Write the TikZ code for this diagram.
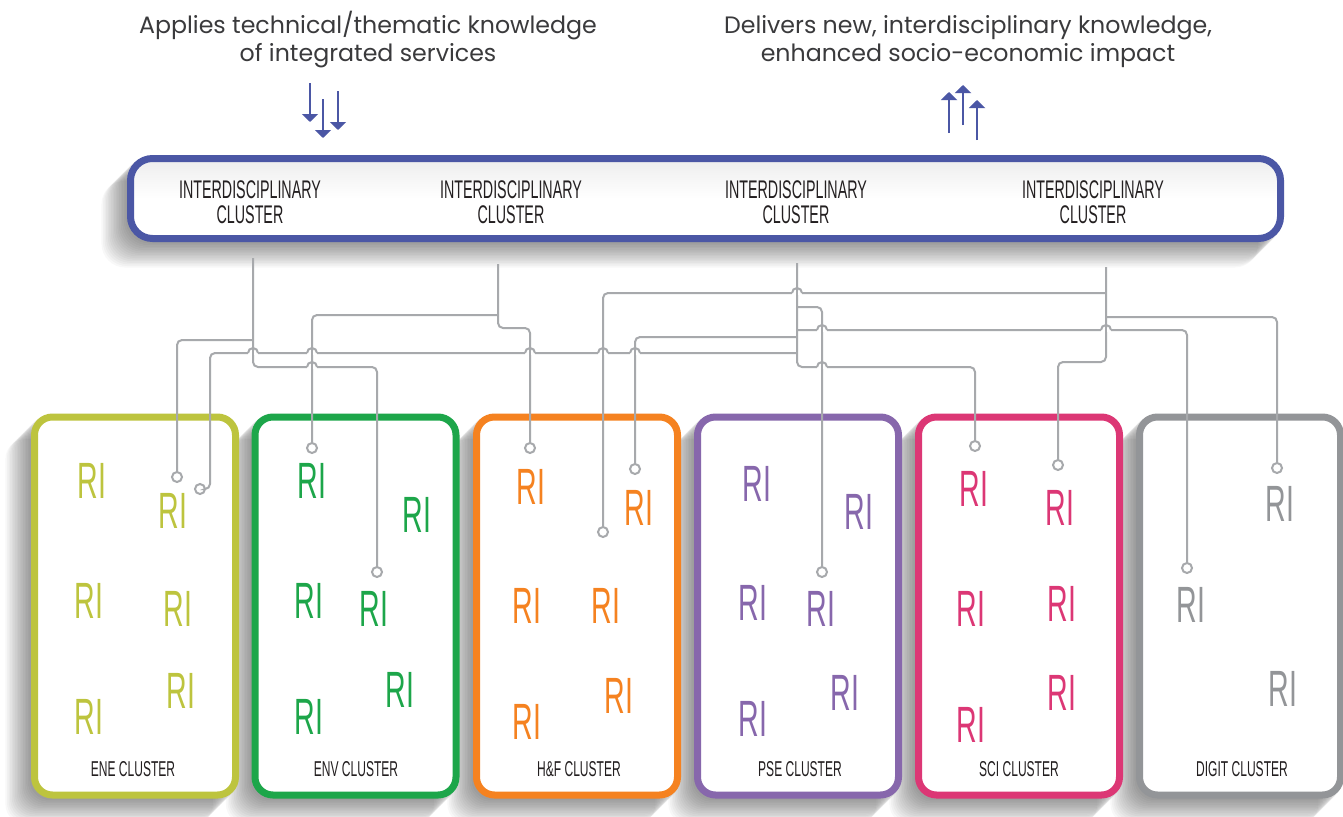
\documentclass[tikz,border=0pt]{standalone}
\usepackage{fontspec}
\setmainfont{Poppins}
\newfontfamily\cond[FakeStretch=0.56]{Liberation Sans}
\usetikzlibrary{arrows.meta}
\definecolor{iblue}{HTML}{4B57A5}
\definecolor{cene}{HTML}{BDC43E}
\definecolor{cenv}{HTML}{1DA64A}
\definecolor{chf}{HTML}{F58220}
\definecolor{cpse}{HTML}{8767AC}
\definecolor{csci}{HTML}{DC3775}
\definecolor{cdig}{HTML}{939598}
\definecolor{cline}{HTML}{A7A9AC}
\definecolor{ctext}{HTML}{231F20}
\definecolor{ctitle}{HTML}{3A3A3C}
\newcommand\boxshadow[5]{%
  \foreach \k in {1,...,16}{\fill[black,opacity=0.028,rounded corners=#5pt] ({#1-\k*1.6},{#2+\k*1.6}) rectangle ({#3-\k*1.6},{#4+\k*1.6});}}
\newcommand\hopat[2]{%
  \fill[white] ({#1-4.6},{#2-1.7}) rectangle ({#1+4.6},{#2+1.7});
  \draw[draw=cline,line width=2pt] (#1,{#2-3}) -- (#1,{#2+3});
  \draw[draw=cline,line width=2pt] ({#1-5},#2) arc[start angle=180,end angle=0,radius=5pt];}
\tikzset{
  clbox/.style={draw, line width=7pt, rounded corners=18pt, fill=white, minimum width=201pt, minimum height=378pt, inner sep=0pt},
  topbox/.style={draw=iblue, line width=7pt, rounded corners=22pt, inner sep=0pt, top color=black!7, bottom color=white, middle color=white, minimum width=1150pt, minimum height=80pt},
  ri/.style={font=\cond\fontsize{51}{51}\selectfont, inner sep=0pt},
  cllabel/.style={font=\cond\fontsize{21.5}{21.5}\selectfont, text=ctext, inner sep=0pt},
  idlabel/.style={font=\cond\fontsize{25.5}{23}\selectfont, text=ctext, inner sep=0pt},
  titletext/.style={font=\fontsize{23.7}{28}\selectfont, text=ctitle, inner sep=0pt, anchor=base},
  conn/.style={draw=cline, line width=2pt, rounded corners=5pt},
  pin/.style={circle, draw=cline, line width=2pt, fill=white, minimum size=10pt, inner sep=0pt},
  arrowline/.style={draw=iblue, line width=2pt, -{Triangle[width=16pt,length=8pt]}},
}
\begin{document}
\begin{tikzpicture}[x=1pt,y=-1pt]
\useasboundingbox (0,0) rectangle (1343,816);
\fill[white] (0,0) rectangle (1343,816);

% titles
\node[titletext] (tA1) at (368,34) {Applies technical/thematic knowledge};
\node[titletext] (tA2) at (368,62) {of integrated services};
\node[titletext] (tB1) at (968,34) {Delivers new, interdisciplinary knowledge,};
\node[titletext] (tB2) at (968,62) {enhanced socio-economic impact};

% arrows
\coordinate (da1) at (310,83);  \coordinate (db1) at (310,122);
\coordinate (da2) at (323,99);  \coordinate (db2) at (323,138);
\coordinate (da3) at (338,91);  \coordinate (db3) at (338,130);
\draw[arrowline] (da1) -- (db1);
\draw[arrowline] (da2) -- (db2);
\draw[arrowline] (da3) -- (db3);
\coordinate (ua1) at (949,133); \coordinate (ub1) at (949,92);
\coordinate (ua2) at (963,125); \coordinate (ub2) at (963,85);
\coordinate (ua3) at (977,140); \coordinate (ub3) at (977,100);
\draw[arrowline] (ua1) -- (ub1);
\draw[arrowline] (ua2) -- (ub2);
\draw[arrowline] (ua3) -- (ub3);

% shadows
\boxshadow{127}{155}{1284}{242}{24}
\boxshadow{31}{413.5}{238.5}{798.5}{20}
\boxshadow{251.5}{413.5}{459.5}{798.5}{20}
\boxshadow{473}{413.5}{681}{798.5}{20}
\boxshadow{694}{413.5}{902}{798.5}{20}
\boxshadow{915}{413.5}{1123}{798.5}{20}
\boxshadow{1136}{413.5}{1344}{798.5}{20}

% top box
\node[topbox] (top) at (705.5,198.5) {};
\foreach \nm/\xx in {1/250, 2/511, 3/796, 4/1093}{
  \node[idlabel, anchor=base] (id\nm a) at (\xx,198) {INTERDISCIPLINARY};
  \node[idlabel, anchor=base] (id\nm b) at (\xx,223) {CLUSTER};
}

% cluster boxes
\node[clbox, draw=cene] (ene) at (135,606) {};
\node[clbox, draw=cenv] (env) at (355.5,606) {};
\node[clbox, draw=chf]  (hf)  at (577,606) {};
\node[clbox, draw=cpse] (pse) at (798,606) {};
\node[clbox, draw=csci] (sci) at (1019,606) {};
\node[clbox, draw=cdig] (dig) at (1240,606) {};

\node[cllabel] (lene) at (133,769.5) {ENE CLUSTER};
\node[cllabel] (lenv) at (356,769.5) {ENV CLUSTER};
\node[cllabel] (lhf)  at (579,769.5) {H\&F CLUSTER};
\node[cllabel] (lpse) at (800,769.5) {PSE CLUSTER};
\node[cllabel] (lsci) at (1019,769.5) {SCI CLUSTER};
\node[cllabel] (ldig) at (1242,769.5) {DIGIT CLUSTER};

% RI labels
\node[ri, text=cene] (e1) at (92,481) {RI};
\node[ri, text=cene] (e2) at (173,511) {RI};
\node[ri, text=cene] (e3) at (89,601) {RI};
\node[ri, text=cene] (e4) at (178,609) {RI};
\node[ri, text=cene] (e5) at (89,717) {RI};
\node[ri, text=cene] (e6) at (181,691) {RI};

\node[ri, text=cenv] (n1) at (312,481) {RI};
\node[ri, text=cenv] (n2) at (417,515) {RI};
\node[ri, text=cenv] (n3) at (309,601) {RI};
\node[ri, text=cenv] (n4) at (374,609) {RI};
\node[ri, text=cenv] (n5) at (309,717) {RI};
\node[ri, text=cenv] (n6) at (400,690) {RI};

\node[ri, text=chf] (f1) at (531,487) {RI};
\node[ri, text=chf] (f2) at (639,508) {RI};
\node[ri, text=chf] (f3) at (527,606) {RI};
\node[ri, text=chf] (f4) at (606,606) {RI};
\node[ri, text=chf] (f5) at (527,722) {RI};
\node[ri, text=chf] (f6) at (619,696) {RI};

\node[ri, text=cpse] (q1) at (757,484) {RI};
\node[ri, text=cpse] (q2) at (859,512) {RI};
\node[ri, text=cpse] (q3) at (753,603) {RI};
\node[ri, text=cpse] (q4) at (821,609) {RI};
\node[ri, text=cpse] (q5) at (753,719) {RI};
\node[ri, text=cpse] (q6) at (845,693) {RI};

\node[ri, text=csci] (s1r) at (974,489) {RI};
\node[ri, text=csci] (s2r) at (1060,508) {RI};
\node[ri, text=csci] (s3r) at (971,609) {RI};
\node[ri, text=csci] (s4r) at (1062,604) {RI};
\node[ri, text=csci] (s5r) at (971,725) {RI};
\node[ri, text=csci] (s6r) at (1062,693) {RI};

\node[ri, text=cdig] (g1) at (1280,504) {RI};
\node[ri, text=cdig] (g2) at (1191,605) {RI};
\node[ri, text=cdig] (g3) at (1283,689) {RI};

% connector origins
\coordinate (t1) at (253,258);
\coordinate (t2) at (498,264);
\coordinate (t3) at (797,263);
\coordinate (t4) at (1106,267);

% pins
\node[pin] (a1) at (177,477) {};
\node[pin] (a2) at (200,489) {};
\node[pin] (v1) at (312,448) {};
\node[pin] (v2) at (377,572) {};
\node[pin] (h1) at (530,448) {};
\node[pin] (h2) at (635,469) {};
\node[pin] (h3) at (603,532) {};
\node[pin] (p1) at (822,572) {};
\node[pin] (s1) at (975,446) {};
\node[pin] (s2) at (1058,465) {};
\node[pin] (d1) at (1277,468) {};
\node[pin] (d2) at (1187,568) {};

% connectors
\draw[conn] (t1) -- (253,367) -| (v2.north);
\draw[conn] (253,340) -| (a1.north);
\draw[conn] (t2) -- (498,328) -| (h1.north);
\draw[conn] (498,315) -| (v1.north);
\draw[conn] (t3) -- (797,367) -| (s1.north);
\draw[conn] (797,307) -| (p1.north);
\draw[conn] (797,330) -| (d2.north);
\draw[conn] (797,337) -| (h2.north);
\draw[conn] (797,353) -- (210,353) |- (a2.east);
\draw[conn] (t4) -- (1106,362) -| (s2.north);
\draw[conn] (1106,293) -| (h3.north);
\draw[conn] (1106,317) -| (d1.north);

% hops
\hopat{797}{293}
\hopat{822}{330}
\hopat{1106}{330}
\hopat{253}{353}
\hopat{312}{353}
\hopat{530}{353}
\hopat{603}{353}
\hopat{635}{353}
\hopat{312}{367}
\hopat{822}{367}
\end{tikzpicture}
\end{document}
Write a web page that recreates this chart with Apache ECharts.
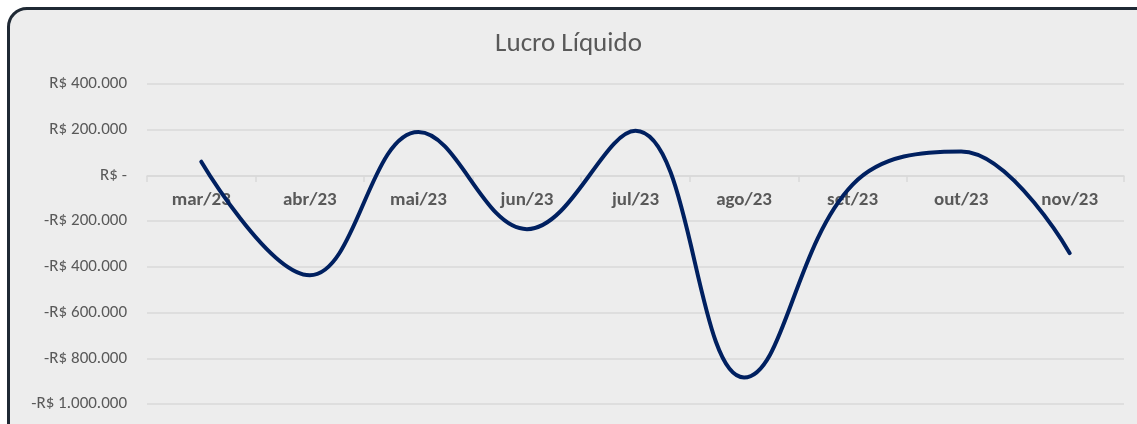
<!DOCTYPE html>
<html>
<head>
<meta charset="utf-8">
<script src="https://cdn.jsdelivr.net/npm/echarts@6/dist/echarts.min.js"></script>
<style>
  body { margin: 0; background: #ffffff; overflow: hidden; }
  #frame {
    position: absolute; left: 7px; top: 7px; width: 1150px; height: 440px;
    border: 3px solid #1f2934; border-radius: 20px; background: #ededed;
  }
  #main { position: absolute; left: 0; top: 0; width: 1137px; height: 424px; }
</style>
</head>
<body>
<div id="frame"></div>
<div id="main"></div>
<script>
var meses = ["mar/23", "abr/23", "mai/23", "jun/23", "jul/23", "ago/23", "set/23", "out/23", "nov/23"];
var lucro = [60000, -437000, 190000, -235000, 195000, -884000, -40000, 105000, -340000];

function moeda(v) {
  if (v === 0) return "R$ -";
  var s = Math.abs(v).toString().replace(/\B(?=(\d{3})+(?!\d))/g, ".");
  return (v < 0 ? "-" : "") + "R$ " + s;
}

var myChart = echarts.init(document.getElementById("main"));
myChart.setOption({
  backgroundColor: "transparent",
  textStyle: { fontFamily: "Carlito, Lato, sans-serif" },
  title: {
    text: "Lucro Líquido",
    left: "center",
    top: 26,
    textStyle: { color: "#595959", fontSize: 27, fontWeight: "normal", fontFamily: "Carlito, Lato, sans-serif" }
  },
  grid: { left: 147, right: 13, top: 84, bottom: 20, outerBoundsMode: "none" },
  xAxis: {
    type: "category",
    data: meses,
    boundaryGap: true,
    position: "bottom",
    offset: -228,
    axisLine: { onZero: false, lineStyle: { color: "#d9d9d9", width: 1.5 } },
    axisTick: { show: true, length: 6, lineStyle: { color: "#d9d9d9", width: 1.5 } },
    axisLabel: { color: "#595959", fontSize: 19, fontWeight: "bold", margin: 15 }
  },
  yAxis: {
    type: "value",
    min: -1000000,
    max: 400000,
    interval: 200000,
    axisLine: { show: false },
    axisTick: { show: false },
    axisLabel: { color: "#595959", fontSize: 17, margin: 20, formatter: moeda },
    splitLine: { lineStyle: { color: "#d9d9d9", width: 1.5 } }
  },
  series: [
    {
      type: "line",
      data: lucro,
      smooth: 0.4,
      symbol: "none",
      z: 3,
      lineStyle: { color: "#002060", width: 4, cap: "round" }
    }
  ]
});
</script>
</body>
</html>
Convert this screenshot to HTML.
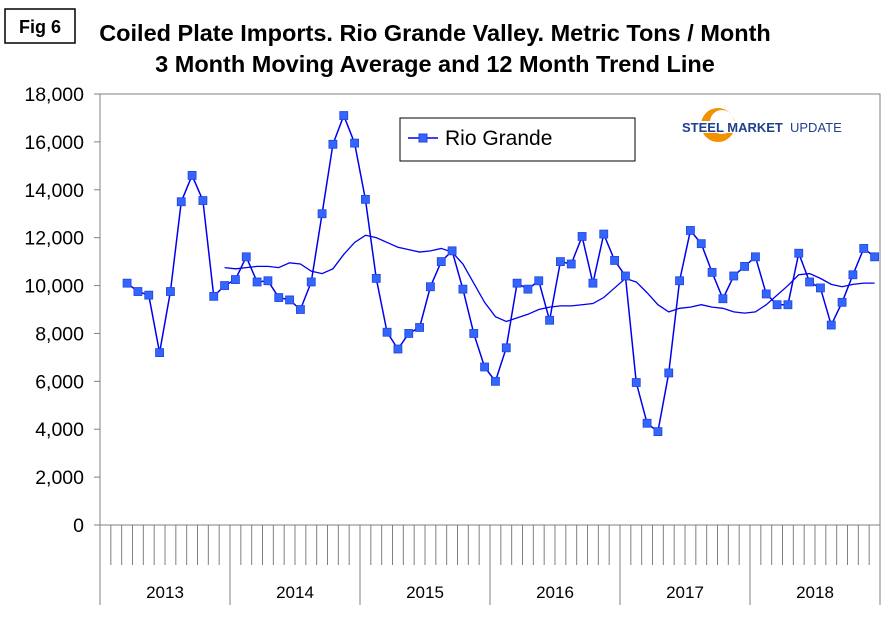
<!DOCTYPE html>
<html><head><meta charset="utf-8"><style>
body{margin:0;background:#fff;}
svg{display:block;font-family:"Liberation Sans",Arial,sans-serif;}
</style></head><body>
<svg width="892" height="622" id="chart">
<rect x="0" y="0" width="892" height="622" fill="#fff"/>
<rect x="5" y="9" width="70" height="34" fill="#fff" stroke="#000" stroke-width="1.5"/>
<text x="40" y="33" text-anchor="middle" font-size="18" font-weight="bold">Fig 6</text>
<text x="435" y="41" text-anchor="middle" font-size="23.5" font-weight="bold">Coiled Plate Imports. Rio Grande Valley. Metric Tons / Month</text>
<text x="435" y="72" text-anchor="middle" font-size="23.5" font-weight="bold">3 Month Moving Average and 12 Month Trend Line</text>
<rect x="100" y="94" width="780" height="431" fill="none" stroke="#808080" stroke-width="1"/>
<g id="yticks"></g>
<g id="xaxis"></g>
<g id="series"></g>
<g>
<rect x="400" y="118" width="235" height="43" fill="#fff" stroke="#000" stroke-width="1"/>
<line x1="408" y1="138" x2="438" y2="138" stroke="#0000ee" stroke-width="1.5"/>
<rect x="419" y="134" width="8" height="8" fill="#3366ff" stroke="#2244dd"/>
<text x="445" y="145" font-size="21">Rio Grande</text>
</g>
<g>
<circle cx="718" cy="125" r="17" fill="#f39200"/>
<circle cx="722" cy="122" r="12" fill="#fff"/>
<rect x="680" y="121" width="170" height="12" fill="#fff"/>
<text x="682" y="132" font-size="13" font-weight="bold" fill="#1f3f8f">STEEL MARKET</text>
<text x="790" y="132" font-size="13" fill="#1f3f8f">UPDATE</text>
</g>
</svg>
<script>
const yTicks=[0,2000,4000,6000,8000,10000,12000,14000,16000,18000];
const years=["2013","2014","2015","2016","2017","2018"];
const rioGrande=[10100,9750,9600,7200,9750,13500,14600,13550,9550,10000,10250,11200,10150,10200,9500,9400,9000,10150,13000,15900,17100,15950,13600,10300,8050,7350,8000,8250,9950,11000,11450,9850,8000,6600,6000,7400,10100,9850,10200,8550,11000,10900,12050,10100,12150,11050,10400,5950,4250,3900,6350,10200,12300,11750,10550,9450,10400,10800,11200,9650,9200,9200,11350,10150,9900,8350,9300,10450,11550,11200];
const rioStart=2;
const trend=[10750,10700,10750,10800,10800,10750,10950,10900,10600,10500,10700,11300,11800,12100,12000,11800,11600,11500,11400,11450,11550,11400,10900,10100,9300,8700,8500,8650,8800,9000,9100,9150,9150,9200,9250,9500,9900,10300,10150,9700,9200,8900,9050,9100,9200,9100,9050,8900,8850,8900,9200,9600,10000,10450,10500,10300,10050,9950,10050,10100,10100];
const trendStart=11;
const NS="http://www.w3.org/2000/svg";
const X0=100,X1=880,Y0=525,Y1=94,YMAX=18000,NM=72;
const xm=i=>X0+(i+0.5)*(X1-X0)/NM;
const y=v=>Y0-(v/YMAX)*(Y0-Y1);
function mk(tag,attrs,parent){const e=document.createElementNS(NS,tag);for(const k in attrs)e.setAttribute(k,attrs[k]);parent.appendChild(e);return e;}
const yt=document.getElementById('yticks');
yTicks.forEach(v=>{
 const t=mk('text',{x:X0-16,y:y(v)+7,'text-anchor':'end','font-size':'19.5'},yt);
 t.textContent=v.toLocaleString('en-US');
 
 
 mk('line',{x1:X0-6,x2:X0,y1:y(v),y2:y(v),stroke:'#808080'},yt);
});
const xa=document.getElementById('xaxis');
for(let i=0;i<=NM;i++){
 const x=X0+i*(X1-X0)/NM;
 const yr=i%12===0;
 mk('line',{x1:x,x2:x,y1:Y0,y2:yr?605:565,stroke:'#808080','stroke-width':1},xa);
}
years.forEach((s,k)=>{
 const t=mk('text',{x:X0+(k+0.5)*(X1-X0)/6,y:598,'text-anchor':'middle','font-size':'17'},xa);
 t.textContent=s;
 
 
});
const sg=document.getElementById('series');
const tp=mk('polyline',{points:trend.map((v,i)=>xm(i+trendStart)+','+y(v)).join(' '),fill:'none',stroke:'#0000ee','stroke-width':1.3},sg);


const rp=mk('polyline',{points:rioGrande.map((v,i)=>xm(i+rioStart)+','+y(v)).join(' '),fill:'none',stroke:'#0000ee','stroke-width':1.5},sg);


rioGrande.forEach((v,i)=>{
 const r=mk('rect',{x:xm(i+rioStart)-4,y:y(v)-4,width:8,height:8,fill:'#3366ff',stroke:'#2244dd','stroke-width':0.8},sg);
 
 
});
</script>
</body></html>
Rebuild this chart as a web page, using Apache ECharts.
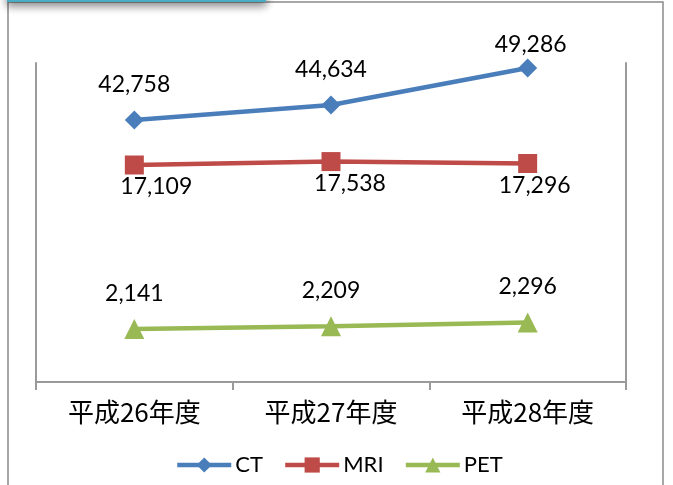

What is asked:
Say how many lines include the word "page"; reply with the number alone.

Output below:
2